The youngest of 10 children, Eng Sr. was born in Seattle, Washington, on Nov. 20, 1936, to immigrant parents from China who had no formal education. Growing up in the years surrounding World War II, Eng Sr. faced discrimination in Seattle, at a time when Japanese Americans on the West Coast were rounded up and sent to internment camps.

 The Seattle childhood home of Roger Eng Sr. in the 1940s. (Left to right: Roger Eng, Sam Eng, and Russell Eng) Courtesy of Roger Eng Jr.

"He tried so hard to be an American that he blocked out all the Chinese he knew from birth," his wife, Sylvia Eng, told NBC News. But her husband never forgot his Chinese heritage, she added.

After earning a bachelor’s degree in chemistry from the University of Washington in Seattle, Eng Sr. served six months in the Army as a second lieutenant and eight and a half years in the Army Reserve, from which he retired as a captain.

 Captain Roger Eng Sr., U.S. Army, with Roger Eng Jr. in California in 1966. Courtesy of Roger Eng Jr.

In the late 1950s, Eng Sr. took a position as a chemist for Dow Chemical Company in Pittsburg, California, but he left after only three and a half years to attend the University of California at San Francisco School of Dentistry. After graduating in 1966, Eng Sr. moved to Los Altos, a city 30 miles south of San Francisco, and opened his own dental practice in nearby Sunnyvale, a career he saw as an opportunity to help others, his son said.

“He had a very strong sense of community and family,” Eng Jr. said.

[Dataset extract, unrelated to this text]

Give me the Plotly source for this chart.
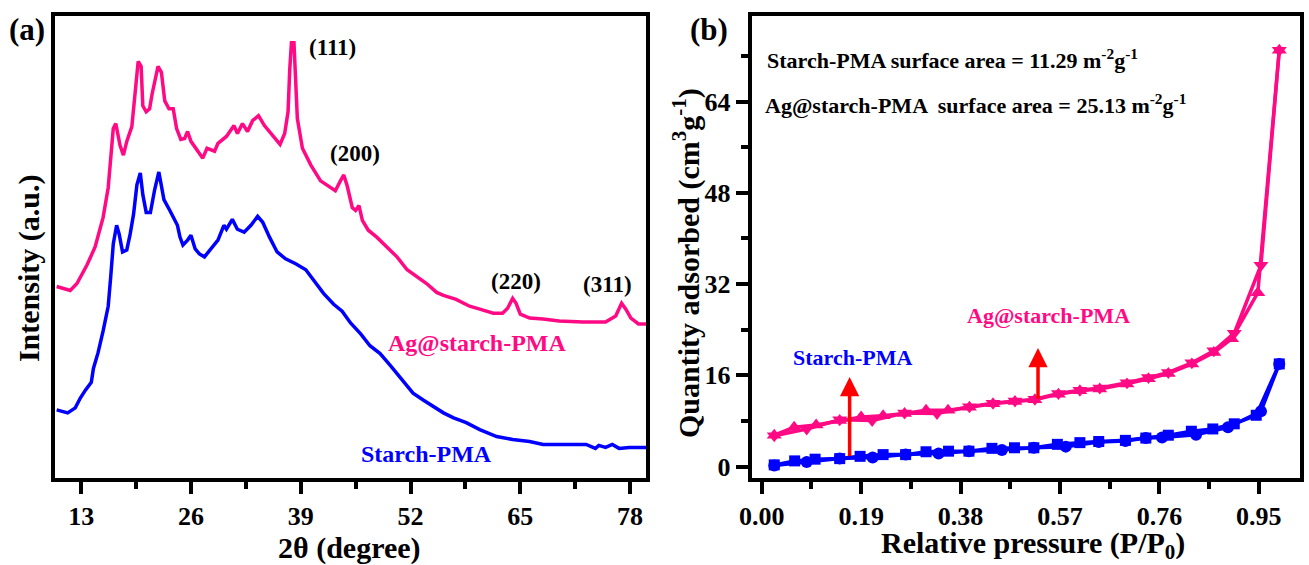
import plotly.graph_objects as go

# ---------------- (a) XRD data ----------------
xrd_ag_2theta = [10.1, 11.7, 12.5, 13.7, 14.65, 15.6, 16.2, 16.6, 16.8, 17.1, 17.6, 18.0, 18.4, 19.0, 19.4,
                 19.75, 20.1, 20.3, 20.7, 21.1, 21.4, 22.1, 22.5, 22.9, 23.4, 23.9, 24.3, 24.8, 25.25, 25.6,
                 26.0, 26.8, 27.4, 27.9, 28.8, 29.2, 30.2, 31.1, 31.5, 32.1, 32.7, 33.3, 34.0, 34.7, 35.85,
                 36.55, 37.1, 37.5, 37.7, 37.9, 38.2, 38.4, 38.6, 39.2, 40.2, 41.35, 42.3, 43.1, 43.7, 44.1,
                 44.5, 45.1, 45.5, 45.9, 46.3, 47.0, 48.0, 49.2, 50.4, 51.6, 52.7, 53.9, 55.1, 55.9, 57.4,
                 59.0, 60.2, 61.8, 62.9, 63.5, 64.1, 64.5, 65.0, 66.1, 67.7, 69.6, 72.4, 75.1, 76.3, 77.0,
                 77.5, 78.1, 79.0, 79.9]
xrd_ag_int = [190, 186, 193, 212, 230, 260, 290, 327, 350, 355, 333, 323, 337, 352, 383,
              418, 413, 373, 367, 370, 385, 413, 407, 378, 370, 370, 350, 339, 340, 347,
              337, 328, 320, 330, 327, 335, 342, 353, 345, 355, 347, 358, 363, 353, 342,
              334, 345, 367, 410, 437, 437, 393, 360, 330, 313, 297, 291, 287, 297, 303,
              292, 270, 267, 272, 257, 247, 240, 230, 220, 207, 200, 193, 184, 181, 177,
              170, 167, 163, 163, 168, 178, 173, 162, 158, 157, 155, 154, 154, 160, 173,
              167, 158, 152, 152]

xrd_st_2theta = [10.1, 10.7, 11.4, 12.3, 12.9, 13.5, 14.2, 14.45, 15.0, 15.6, 16.2, 16.5, 16.8, 17.2, 17.5,
                 17.9, 18.4, 18.8, 19.2, 19.6, 20.0, 20.3, 20.7, 21.2, 21.7, 22.2, 22.8, 23.5, 24.4, 24.7,
                 25.05, 25.6, 26.0, 26.5, 27.0, 27.6, 28.4, 29.2, 29.9, 30.2, 30.9, 31.5, 32.3, 33.1, 33.9,
                 34.5, 35.3, 36.2, 37.2, 38.4, 39.6, 40.8, 41.7, 42.9, 43.9, 44.9, 46.1, 47.2, 48.4, 49.6,
                 50.8, 51.6, 52.3, 53.5, 54.7, 55.9, 57.1, 58.6, 60.2, 62.2, 64.1, 66.1, 67.7, 70.0, 72.8,
                 73.9, 74.3, 75.1, 75.9, 76.7, 77.9, 79.9]
xrd_st_int = [65, 64, 62, 67, 77, 85, 93, 107, 123, 145, 170, 200, 233, 252, 243,
              225, 227, 243, 263, 293, 305, 283, 265, 265, 288, 306, 278, 267, 252, 240,
              232, 237, 242, 228, 223, 220, 228, 237, 252, 248, 258, 248, 245, 252, 261,
              255, 240, 225, 218, 213, 207, 193, 183, 172, 165, 153, 142, 130, 122, 110,
              98, 90, 82, 75, 68, 62, 57, 52, 45, 38, 35, 33, 30, 30, 30,
              26, 29, 27, 30, 26, 27, 27]

xrd_ticks = [13, 26, 39, 52, 65, 78]
hkl_labels = ["(111)", "(200)", "(220)", "(311)"]
hkl_x = [42.8, 45.45, 64.5, 75.3]
hkl_y = [432, 325, 195, 192]

# ---------------- (b) BET data ----------------
ag_ads_p = [0.024, 0.062, 0.104, 0.149, 0.190, 0.232, 0.273, 0.314, 0.356, 0.397, 0.442, 0.484, 0.522,
            0.567, 0.608, 0.646, 0.698, 0.739, 0.777, 0.822, 0.864, 0.898, 0.948, 0.989]
ag_ads_q = [5.5, 6.9, 7.3, 8.1, 8.7, 8.9, 9.3, 9.9, 9.9, 10.4, 11.0, 11.4, 11.7,
            12.7, 13.3, 13.6, 14.5, 15.4, 16.3, 18.0, 20.0, 22.4, 30.5, 73.0]
ag_des_p = [0.989, 0.954, 0.903, 0.864, 0.822, 0.777, 0.739, 0.698, 0.646, 0.608, 0.567, 0.522, 0.484,
            0.442, 0.397, 0.335, 0.273, 0.211, 0.149, 0.086, 0.024]
ag_des_q = [73.0, 35.3, 23.4, 20.3, 18.2, 16.5, 15.6, 14.7, 13.8, 13.4, 12.8, 11.8, 11.5,
            11.1, 10.5, 9.3, 9.4, 8.1, 8.2, 6.6, 5.4]

st_ads_p = [0.024, 0.063, 0.102, 0.149, 0.188, 0.232, 0.275, 0.314, 0.357, 0.396, 0.440, 0.483, 0.520,
            0.565, 0.608, 0.644, 0.695, 0.734, 0.777, 0.821, 0.862, 0.903, 0.945, 0.989]
st_ads_q = [0.3, 1.0, 1.3, 1.4, 1.8, 2.1, 2.1, 2.6, 2.7, 2.7, 3.2, 3.3, 3.3,
            3.9, 4.2, 4.4, 4.6, 5.0, 5.5, 6.2, 6.6, 7.5, 9.0, 18.0]
st_des_p = [0.989, 0.954, 0.891, 0.830, 0.765, 0.734, 0.695, 0.644, 0.581, 0.520, 0.459, 0.396, 0.338,
            0.275, 0.212, 0.149, 0.086, 0.024]
st_des_q = [18.0, 9.7, 6.9, 5.6, 5.1, 5.0, 4.5, 4.3, 3.5, 3.3, 2.9, 2.7, 2.3,
            2.1, 1.6, 1.4, 0.8, 0.2]

bet_yticks = [0, 16, 32, 48, 64]

# ---------------- styling ----------------
PINK = "#ff0a84"
BLUE = "#0000ff"
RED = "#ff0000"
FONT = "Liberation Serif"

W, H = 1309, 565
ML, MR, MT, MB = 55, 5, 16, 87
PW = W - ML - MR
PH = H - MT - MB


def px(xp):
    return (xp - ML) / PW


def py(yp):
    return (H - MB - yp) / PH


fig = go.Figure()

fig.add_trace(go.Scatter(x=xrd_ag_2theta, y=xrd_ag_int, mode="lines",
                         line=dict(color=PINK, width=3.5), xaxis="x", yaxis="y", showlegend=False))
fig.add_trace(go.Scatter(x=xrd_st_2theta, y=xrd_st_int, mode="lines",
                         line=dict(color=BLUE, width=3.5), xaxis="x", yaxis="y", showlegend=False))

fig.add_trace(go.Scatter(x=ag_ads_p, y=ag_ads_q, mode="lines+markers",
                         line=dict(color=PINK, width=3.5),
                         marker=dict(symbol="triangle-up", size=13, color=PINK),
                         xaxis="x2", yaxis="y2", showlegend=False))
fig.add_trace(go.Scatter(x=ag_des_p, y=ag_des_q, mode="lines+markers",
                         line=dict(color=PINK, width=3.5),
                         marker=dict(symbol="triangle-down", size=13, color=PINK),
                         xaxis="x2", yaxis="y2", showlegend=False))
fig.add_trace(go.Scatter(x=st_ads_p, y=st_ads_q, mode="lines+markers",
                         line=dict(color=BLUE, width=3.5),
                         marker=dict(symbol="square", size=11, color=BLUE),
                         xaxis="x2", yaxis="y2", showlegend=False))
fig.add_trace(go.Scatter(x=st_des_p, y=st_des_q, mode="lines+markers",
                         line=dict(color=BLUE, width=3.5),
                         marker=dict(symbol="circle", size=12, color=BLUE),
                         xaxis="x2", yaxis="y2", showlegend=False))

tickfont = dict(family=FONT, size=26, color="black", weight="bold")
axcommon = dict(showline=True, linewidth=4, linecolor="black", mirror=True, showgrid=False,
                zeroline=False, ticklen=12, tickwidth=3.5, tickcolor="black",
                tickfont=tickfont)
minor_common = dict(ticks="outside", ticklen=7, tickwidth=3.5, tickcolor="black")

fig.update_layout(
    width=W, height=H,
    margin=dict(l=ML, r=MR, t=MT, b=MB),
    paper_bgcolor="white", plot_bgcolor="white",
    xaxis=dict(domain=[0, px(648)], range=[9.9, 79.9], tickmode="array", tickvals=xrd_ticks,
               ticks="outside", minor=dict(tick0=6.5, dtick=13, **minor_common),
               anchor="y", **axcommon),
    yaxis=dict(domain=[0, 1], range=[-4, 464], showticklabels=False, ticks="", anchor="x",
               **axcommon),
    xaxis2=dict(domain=[px(754), 1], range=[-0.019, 1.0286], tickmode="linear", tick0=0, dtick=0.19,
                tickformat=".2f", ticks="outside",
                minor=dict(tick0=0.095, dtick=0.19, **minor_common),
                anchor="y2", **axcommon),
    yaxis2=dict(domain=[0, 1], range=[-2.0, 79], tickmode="array", tickvals=bet_yticks,
                ticks="outside", minor=dict(tick0=8, dtick=16, **minor_common),
                anchor="x2", **axcommon),
)


def txt(text, x, y, size, color="black", angle=0, xref="paper", yref="paper", xanchor="center"):
    return dict(text=text, x=x, y=y, xref=xref, yref=yref, showarrow=False, textangle=angle,
                xanchor=xanchor, yanchor="middle",
                font=dict(family=FONT, size=size, color=color, weight="bold"))


ann = []
# panel letters
ann.append(txt("(a)", px(27), py(30), 31))
ann.append(txt("(b)", px(711), py(30), 31))
# axis titles
ann.append(txt("2θ (degree)", px(350), py(548), 30))
ann.append(txt("Intensity (a.u.)", px(29), py(268), 30, angle=-90))
ann.append(txt("Relative pressure (P/P<sub>0</sub>)", px(1036), py(545), 30))
ann.append(txt("Quantity adsorbed (cm<sup>3</sup>g<sup>-1</sup>)", px(688), py(263), 30, angle=-90))
# hkl labels
for t, xx, yy in zip(hkl_labels, hkl_x, hkl_y):
    ann.append(txt(t, xx, yy, 23, xref="x", yref="y"))
# series labels panel a
ann.append(txt("Ag@starch-PMA", 59.9, 132, 24, color=PINK, xref="x", yref="y"))
ann.append(txt("Starch-PMA", 53.9, 20, 24, color=BLUE, xref="x", yref="y"))
# panel b texts
ann.append(txt("Starch-PMA surface area = 11.29 m<sup>-2</sup>g<sup>-1</sup>", 0.006, 71.5, 22,
               xref="x2", yref="y2", xanchor="left"))
ann.append(txt("Ag@starch-PMA  surface area = 25.13 m<sup>-2</sup>g<sup>-1</sup>", 0.002, 63.5, 22,
               xref="x2", yref="y2", xanchor="left"))
ann.append(txt("Ag@starch-PMA", 0.548, 26.5, 22, color=PINK, xref="x2", yref="y2"))
ann.append(txt("Starch-PMA", 0.173, 19.2, 22, color=BLUE, xref="x2", yref="y2"))
# red arrows
for (x0, y0, y1) in [(0.168, 1.6, 15.7), (0.528, 11.65, 20.8)]:
    ann.append(dict(text="", x=x0, y=y1, ax=x0, ay=y0, xref="x2", yref="y2", axref="x2", ayref="y2",
                    showarrow=True, arrowhead=2, arrowsize=1.1, arrowwidth=3.5, arrowcolor=RED))

fig.update_layout(annotations=ann)
fig.write_html("out.html")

While working as a dentist in the 1970s, Eng Sr. sought an appointment on the Los Altos planning commission, where he served for eight years. He then ran for City Council, an unsalaried position, and was elected to two consecutive four-year terms, Eng Jr. said.

His father assumed the duties of mayor from 1981 to 1982, and again from 1986 to 1987, presiding over City Council hearings and serving as the city’s spokesman. Mayors of Los Altos are chosen from the City Council, completing one-year terms on a rotating basis, Eng Jr. said.

 Annual Los Altos Parade of Lights in November 1981. (Left to right: Sharisse Eng, Roger Eng, Sylvia Eng, and Shanelle Eng.) Courtesy of Roger Eng Jr.

During his time in the City Council, Los Altos had roughly 25,000 residents of which around only 1,000 were Asian. And while Eng Sr. ran into some “little issues” in which he might not have been treated equally on merit alone, Eng Jr. said his father always remained sanguine about the challenges he faced.

“He had the unique qualities of being an optimist and always looking at the best in a situation,” Eng Jr. said.

Eng Sr. is survived by his wife, Sylvia; his brother Sam, and sisters Daisy, Emma, and Alice; his children Roger, Rocky, Sharisse Koelbel, and Shanelle Peterson; and grandchildren Sydney, JT, Logan, Nick, Dexter, Mason, Scott, and Henrik, along with many nieces and nephews.